What defenses mitigate power side-channel attacks on shared GPUs?

Shared GPUs in cloud and cluster environments can leak sensitive information through small variations in power draw. Evidence from academic work highlights the feasibility of extracting cryptographic keys and machine-learning model attributes from side channels, motivating a defense-in-depth approach to protect multi-tenant hardware.

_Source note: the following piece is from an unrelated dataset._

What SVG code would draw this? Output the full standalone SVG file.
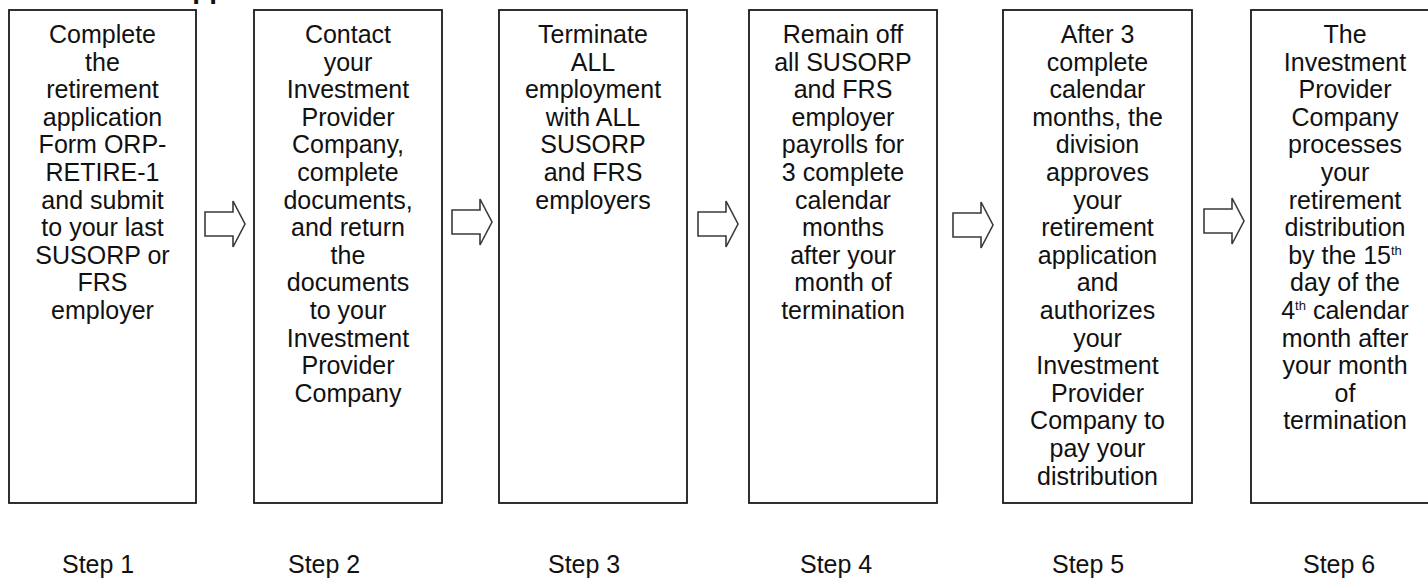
<svg xmlns="http://www.w3.org/2000/svg" xmlns:xlink="http://www.w3.org/1999/xlink" width="1428" height="578" viewBox="0 0 1428 578">
<style>
.box{fill:#fff;stroke:#1a1a1a;stroke-width:1.8}
.t{font-family:"Liberation Sans",Arial,sans-serif;font-size:25px;fill:#111;text-anchor:middle}
.step{font-family:"Liberation Sans",Arial,sans-serif;font-size:25px;fill:#111}
.arr{fill:#fff;stroke:#3a3a3a;stroke-width:1.6;stroke-linejoin:miter}
.sup{font-size:13px}
.head{font-family:"Liberation Sans",Arial,sans-serif;font-size:28px;font-weight:bold;fill:#111}
</style>
<defs>
<path id="blockArrow" class="arr" d="M0,-12 H28 V-23 L40,0 L28,23 V12 H0 Z"/>
</defs>
<rect width="1428" height="578" fill="#fff"/>
<text class="head" x="172" y="-2">Application</text>
<g id="connectors">
<use xlink:href="#blockArrow" transform="translate(205,224)"/>
<use xlink:href="#blockArrow" transform="translate(452,222)"/>
<use xlink:href="#blockArrow" transform="translate(698,224)"/>
<use xlink:href="#blockArrow" transform="translate(953,225)"/>
<use xlink:href="#blockArrow" transform="translate(1204,221)"/>
</g>
<g id="step1">
<rect class="box" x="9" y="10" width="187" height="493"/>
<text class="t" y="43"><tspan x="102.5">Complete</tspan><tspan x="102.5" dy="27.6">the</tspan><tspan x="102.5" dy="27.6">retirement</tspan><tspan x="102.5" dy="27.6">application</tspan><tspan x="102.5" dy="27.6">Form ORP-</tspan><tspan x="102.5" dy="27.6">RETIRE-1</tspan><tspan x="102.5" dy="27.6">and submit</tspan><tspan x="102.5" dy="27.6">to your last</tspan><tspan x="102.5" dy="27.6">SUSORP or</tspan><tspan x="102.5" dy="27.6">FRS</tspan><tspan x="102.5" dy="27.6">employer</tspan></text>
<text class="step" x="62" y="573">Step 1</text>
</g>
<g id="step2">
<rect class="box" x="254" y="10" width="188" height="493"/>
<text class="t" y="43"><tspan x="348">Contact</tspan><tspan x="348" dy="27.6">your</tspan><tspan x="348" dy="27.6">Investment</tspan><tspan x="348" dy="27.6">Provider</tspan><tspan x="348" dy="27.6">Company,</tspan><tspan x="348" dy="27.6">complete</tspan><tspan x="348" dy="27.6">documents,</tspan><tspan x="348" dy="27.6">and return</tspan><tspan x="348" dy="27.6">the</tspan><tspan x="348" dy="27.6">documents</tspan><tspan x="348" dy="27.6">to your</tspan><tspan x="348" dy="27.6">Investment</tspan><tspan x="348" dy="27.6">Provider</tspan><tspan x="348" dy="27.6">Company</tspan></text>
<text class="step" x="288" y="573">Step 2</text>
</g>
<g id="step3">
<rect class="box" x="499" y="10" width="188" height="493"/>
<text class="t" y="43"><tspan x="593">Terminate</tspan><tspan x="593" dy="27.6">ALL</tspan><tspan x="593" dy="27.6">employment</tspan><tspan x="593" dy="27.6">with ALL</tspan><tspan x="593" dy="27.6">SUSORP</tspan><tspan x="593" dy="27.6">and FRS</tspan><tspan x="593" dy="27.6">employers</tspan></text>
<text class="step" x="548" y="573">Step 3</text>
</g>
<g id="step4">
<rect class="box" x="749" y="10" width="188" height="493"/>
<text class="t" y="43"><tspan x="843">Remain off</tspan><tspan x="843" dy="27.6">all SUSORP</tspan><tspan x="843" dy="27.6">and FRS</tspan><tspan x="843" dy="27.6">employer</tspan><tspan x="843" dy="27.6">payrolls for</tspan><tspan x="843" dy="27.6">3 complete</tspan><tspan x="843" dy="27.6">calendar</tspan><tspan x="843" dy="27.6">months</tspan><tspan x="843" dy="27.6">after your</tspan><tspan x="843" dy="27.6">month of</tspan><tspan x="843" dy="27.6">termination</tspan></text>
<text class="step" x="800" y="573">Step 4</text>
</g>
<g id="step5">
<rect class="box" x="1003" y="10" width="189" height="493"/>
<text class="t" y="43"><tspan x="1097.5">After 3</tspan><tspan x="1097.5" dy="27.6">complete</tspan><tspan x="1097.5" dy="27.6">calendar</tspan><tspan x="1097.5" dy="27.6">months, the</tspan><tspan x="1097.5" dy="27.6">division</tspan><tspan x="1097.5" dy="27.6">approves</tspan><tspan x="1097.5" dy="27.6">your</tspan><tspan x="1097.5" dy="27.6">retirement</tspan><tspan x="1097.5" dy="27.6">application</tspan><tspan x="1097.5" dy="27.6">and</tspan><tspan x="1097.5" dy="27.6">authorizes</tspan><tspan x="1097.5" dy="27.6">your</tspan><tspan x="1097.5" dy="27.6">Investment</tspan><tspan x="1097.5" dy="27.6">Provider</tspan><tspan x="1097.5" dy="27.6">Company to</tspan><tspan x="1097.5" dy="27.6">pay your</tspan><tspan x="1097.5" dy="27.6">distribution</tspan></text>
<text class="step" x="1052" y="573">Step 5</text>
</g>
<g id="step6">
<rect class="box" x="1251" y="10" width="190" height="493"/>
<text class="t" y="43"><tspan x="1345">The</tspan><tspan x="1345" dy="27.6">Investment</tspan><tspan x="1345" dy="27.6">Provider</tspan><tspan x="1345" dy="27.6">Company</tspan><tspan x="1345" dy="27.6">processes</tspan><tspan x="1345" dy="27.6">your</tspan><tspan x="1345" dy="27.6">retirement</tspan><tspan x="1345" dy="27.6">distribution</tspan><tspan x="1345" dy="27.6">by the 15<tspan class="sup" dy="-9">th</tspan></tspan><tspan x="1345" dy="36.6">day of the</tspan><tspan x="1345" dy="27.6">4<tspan class="sup" dy="-9">th</tspan><tspan dy="9"> calendar</tspan></tspan><tspan x="1345" dy="27.6">month after</tspan><tspan x="1345" dy="27.6">your month</tspan><tspan x="1345" dy="27.6">of</tspan><tspan x="1345" dy="27.6">termination</tspan></text>
<text class="step" x="1303" y="573">Step 6</text>
</g>
</svg>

Hardware and platform-level defenses

Hardware isolation reduces the basic opportunity for power side-channel exploitation. NVIDIA Corporation documents Multi-Instance GPU as a means to provide spatial separation of compute contexts, which can limit concurrent sharing of power domains. Physical partitioning, dedicated voltage regulators, and filtered power rails raise the bar for attackers who rely on fine-grained current or voltage measurements. Restricting access to on-board power and thermal telemetry in firmware prevents high-resolution monitoring that many attacks exploit. Cloud providers and HPC centers can also enforce strict scheduling so that sensitive workloads do not co-reside with untrusted tenants.

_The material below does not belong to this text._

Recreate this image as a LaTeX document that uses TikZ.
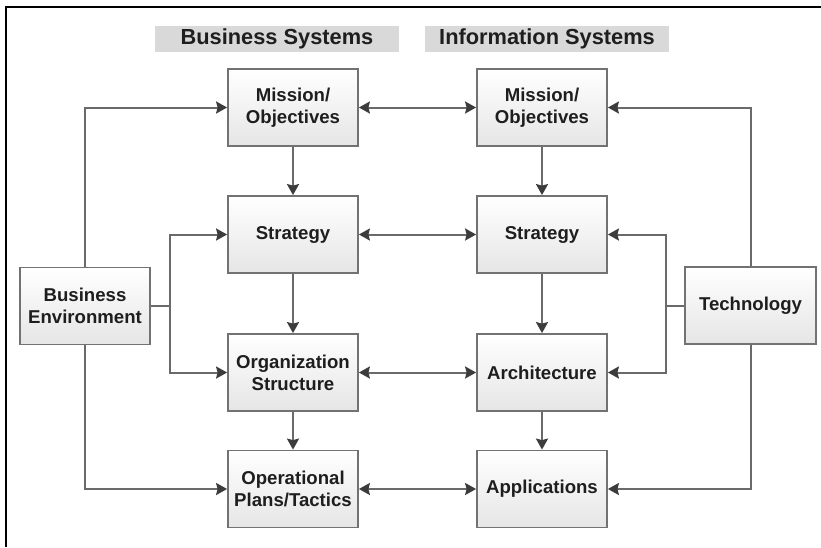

Software and algorithmic defenses

At the software level, constant-time kernels and algorithmic masking reduce signal dependence on secret-dependent control flow or data-dependent power consumption. Libraries used for cryptography and machine learning can adopt power-aware coding practices that avoid input-dependent branching and data-dependent memory access patterns. Introducing deliberate noise through randomized execution timing or dummy operations can obscure patterns, though care is required because poorly designed noise can be filtered out by statistical analysis. Limiting high-resolution access to performance counters and implementing rate-limiting for sensor reads narrows the information available to potential attackers.

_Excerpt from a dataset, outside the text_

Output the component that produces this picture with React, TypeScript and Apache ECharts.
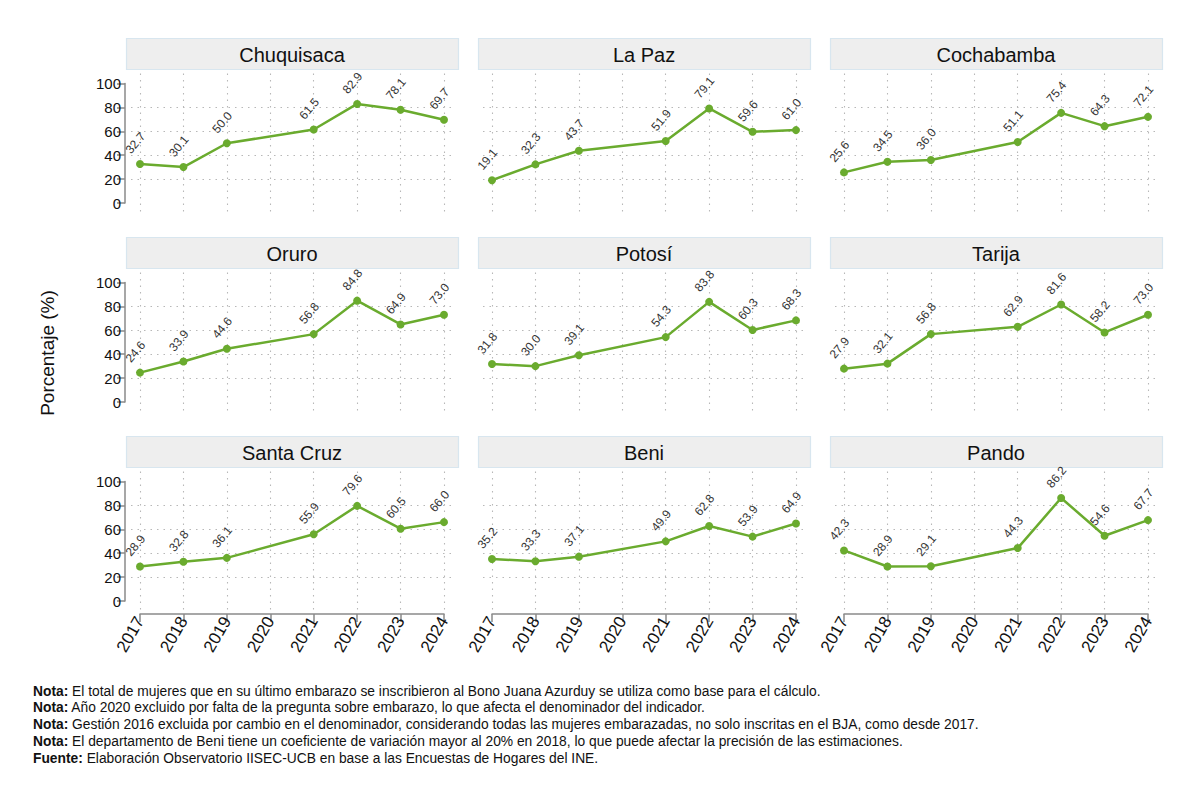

Academic demonstrations by researchers such as Daniel Genkin Bar-Ilan University and Yuval Yarom University of Adelaide have shown practical side-channel extraction techniques that informed these mitigations and the need for coordinated vendor and operator responses. The consequences of insufficient defenses include intellectual property loss, cross-tenant data leakage, and broader trust erosion in shared-cloud models, which are especially consequential for research institutions and small enterprises that rely on multi-tenant GPU access.

A layered strategy combining vendor-level hardware controls, cloud scheduling policies, and secure software design is the most reliable approach. Ongoing collaboration among hardware vendors, cloud operators, and academic security researchers is essential to adapt defenses as attackers refine statistical and signal-processing methods.